Until, of course, the markets rebel and then it's not just skin off our noses, but flesh off our bones. If you are getting near to retirement age, or are already there, the best thing you can do for yourself is simply to not listen to these blandishments. No matter how smart you are, and no matter how smart your financial advisor is, investing your way out of a tight spot is a gamble, pure and simple. And once you're retired, if you find you have lost that gamble, you may be in worse than a tight spot - you may be in a predicament that you can no longer escape. Once you have been retired for a while, it's going to be very tough to go back and earn money like you can before you retire, and for one reason or another you may not be able to work at all. You can't afford to truly gamble in retirement.
So if you are doubtful that you can afford to retire, resist the temptation to try to invest your way back into a good position. Instead, you really have only two reliable choices, or a combination of them: (1) work more, and/or (2) reduce your expenses.
Working more can mean simply postponing retirement for a year or two or more, or it may mean using the Workforce50 site to find yourself a better-paying job - or maybe a second, part-time job. If you are married, perhaps your spouse can be considering similar options. If you are in your late fifties or early sixties and in average (not great, merely average) health for your age, you are expected to live well into your eighties. You could afford to work a few more years and probably still have a lot of time left to enjoy your retirement.
Reducing your expenses might be an even better option, though. It's true, of course, that we all tend to cringe just at the thought of it. We always intended our lives to get better and better - often translating to: being able to afford to spend more and more money. But this equation between quality of life and spending money is mostly phony, and if you are feeling financially pinched, maybe it's time to reconsider.
If you are like most Americans your age, you live in a home that's about twice as big as you really need, you eat richer food than is good for you, and you don't even realize where you spend most of your money. You could probably live on half of what you spend now and, after a brief period of adjustment (which might be difficult for you, or might feel like a big relief), you will be just as happy as you were before.
You may even be happier, because you will have less house and yard to take care of, so you can spend more time actually enjoying yourself, you will feel more vigorous if you start eating more basic foods, and you will be less stressed about making ends meet.
If you are wealthy, you're not reading this anyway.
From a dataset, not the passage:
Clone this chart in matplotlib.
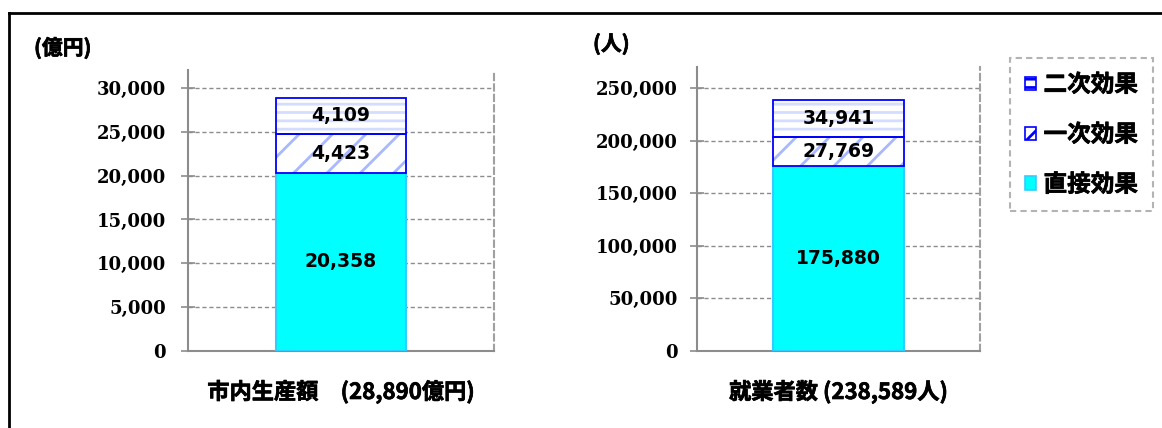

If you're not wealthy, you will be far better off if you stop listening to the siren song that has been sung to us much of our lives: invest well, get rich, retire and live high off the hog. Even if you could do it that way, you would not be happier than if you live well but modestly, and derive your pleasure not from spending money, but from what has true value: friendship, love, purposeful activity, healthy living, tending to the inner you, and acceptance of life as it is.
You know what? You probably can afford to retire!